I hate science fairs. I know I’m not the only one. I’ve never met another parent who doesn’t detest them – and whoever invented them.
My hatred is mostly because I end up doing the damn thing myself. Before you purists yell at me, let me say: The majority of us do our kids’ infernal science fair projects. It’s just as much a rite of parental passage as changing diapers or threatening to wash our kids’ mouths out with soap.
And it serves us right. Back in the day, when we were science fair newbies, we’d whine and moan so much that our parents would crumble and begrudgingly assemble our Newton’s cradles. We thought we’d won. But karma was taking its time, because in a few decades we would be the beaten-down dupes, coaxing a stupid-ass bean sprout through a maze while our criminally unengaged kids sit off to the side and rub Cheeto dust in their hair.
One year a science teacher sent home a letter justifying the existence of science fairs in a bulleted list. One of the perks, according to this starry-eyed fool, was being able to bond with our children, while also exploring the physical world. I think most of us would prefer to solidify parent-child relationships by hosting a family movie night or visiting Yosemite – rather than forcing a bond through a high-pressure school assignment of spurious academic value. Just a guess.
I feel sorry for myself every time the science fair comes around. I don’t want the stress, I don’t want the conflict, I don’t want to learn how to “craft my own thermos bottle and test it out for a project all about insulation.” And I certainly don’t want to shell out the cash required to participate in this soul-sucking middle school tradition.
I shouldn’t complain. We are lucky that our family can invest a small fortune in this questionable learning tool. But what about the families who are short on resources?
Some insist that there are plenty of project ideas that don’t require participants to apply for a second mortgage. However, there are problems with this argument: 1.) Students need a project that appeals to their curiosity, allows them to compete with the big dawgs, and wows the judges. What if the budget-friendly options don’t meet this criteria? 2.) Any way you cut it, that presentation board, in itself, is going to bankrupt you.

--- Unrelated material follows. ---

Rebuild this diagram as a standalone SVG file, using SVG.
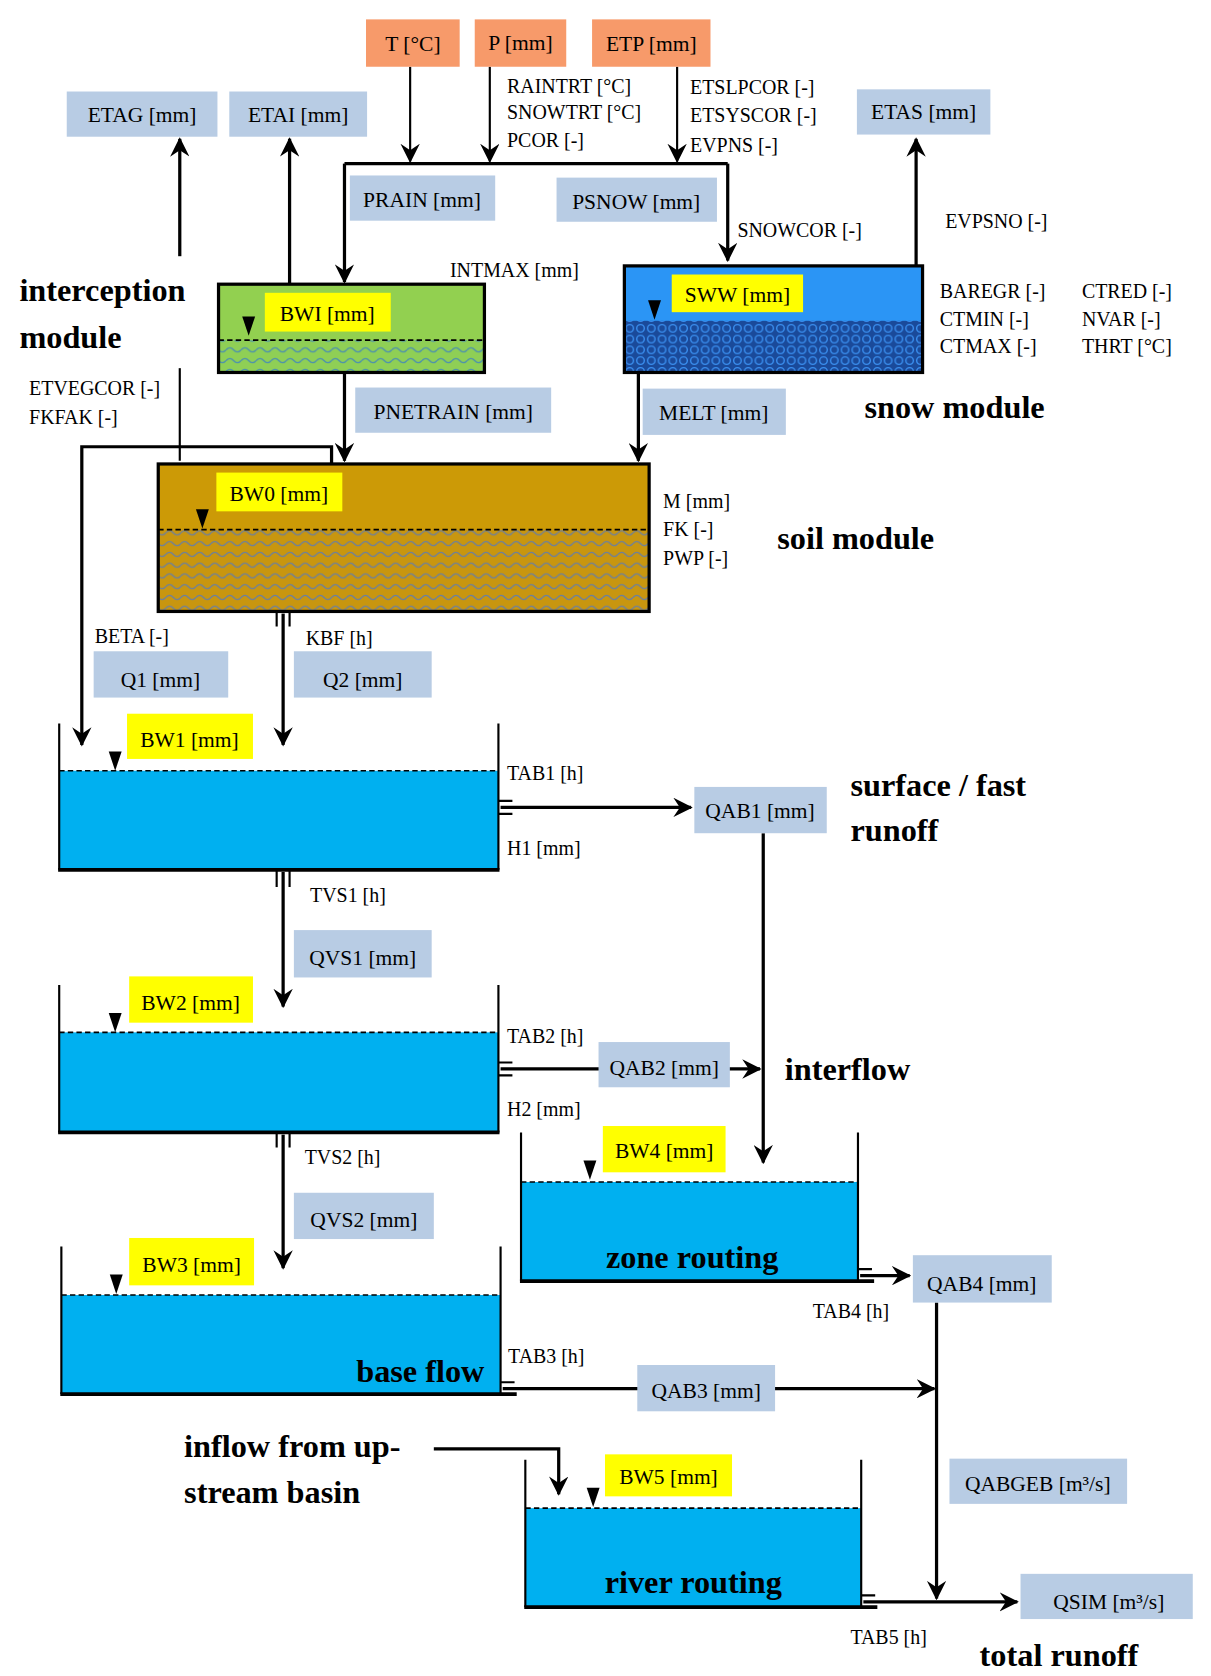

If a kid wants their display board to shine, they have to, first of all, have a display board. Science Fair Project Display Boards estimates that the typical 36”x48” board runs $6 to $14 – though I think the $6 one might be a chimera. You can buy a 25 pack for ~$80 (and you can even store them for the next multiple years your student will be forced to endure the science fair!), though a single one can run closer to $20. I think we can all agree that $6 is steep, and an Andrew Jackson is highway robbery.
No kid’s going to get away with just pasting their A4 letter-sized results and a few bright-white bold headings onto the foam board; a barebones visual would definitely signal lack of effort to the judges. Remember, also, that the culmination of the science fair project is the actual science fair, and that tri-fold board is going to be placed under fluorescent lights, on full-frontal display, for a parent-rich audience. Say a young scientist discovers a quantum-physics-based time travel machine – no one will ever know because they ignored that flimsy foam board and the flimsy paper that was dubiously adhered. Does any kid want to place last in the scholastic equivalent of the Miss America Pageant?
The science fair heavies suggest using two-sided tape (~$3), photo paper (~$8), and some neon-y cardstock (~$4) so that you can really make those pie charts “pop.” But convention dictates that our students go far above and beyond, constructing impressive multi-level boards with expertly cut headers. Scissors are not going to get the job done, so we’re talking about either investing in paper cutters (~$34) or T-bars (~$6) and Exact-o blades (~$7). Throw in some die-cut shapes (or make your own with a state-of-the-art $229 Cricut!) and unrelated-to-science-but-snazzy ornamentation (maybe even Christmas tree lights or diamond tennis bracelets!), and those boards are ready to rumble.
Of course, none of this hooplah is “necessary,” but we seasoned parents understand, intimately, what is expected. By the time that grossly elaborate board makes it to the gym floor, its price tag is definitely unreasonable and more likely absurd. And remember, we are only talking about the presentation board.
Face it: science fairs are for rich kids, and big-wig research backs my assertion. A University of Toronto study found that they “favor students from advantaged, resource-rich backgrounds,” and another study questioned whether all students had an “equal and fair chance in science fair competition” (spoiler: they did not). Honestly, we didn’t need scientific inquiry to tell us that.
So where do we go from here? In my mind, we have two options: 1.) We make resources equally available to all our students. (But what middle-schooler wants to sniff around in a communal cardboard box for a dried-up glue stick and a couple of sub-par paper punches?); or 2). We abolish the science fair altogether.
I suggest that we do every family – regardless of income – a solid. Let’s quash the time-honored but universally hated science fair once and for all. Future generations of not-going-to-be-a-scientist-anyway students and their parents will thank us.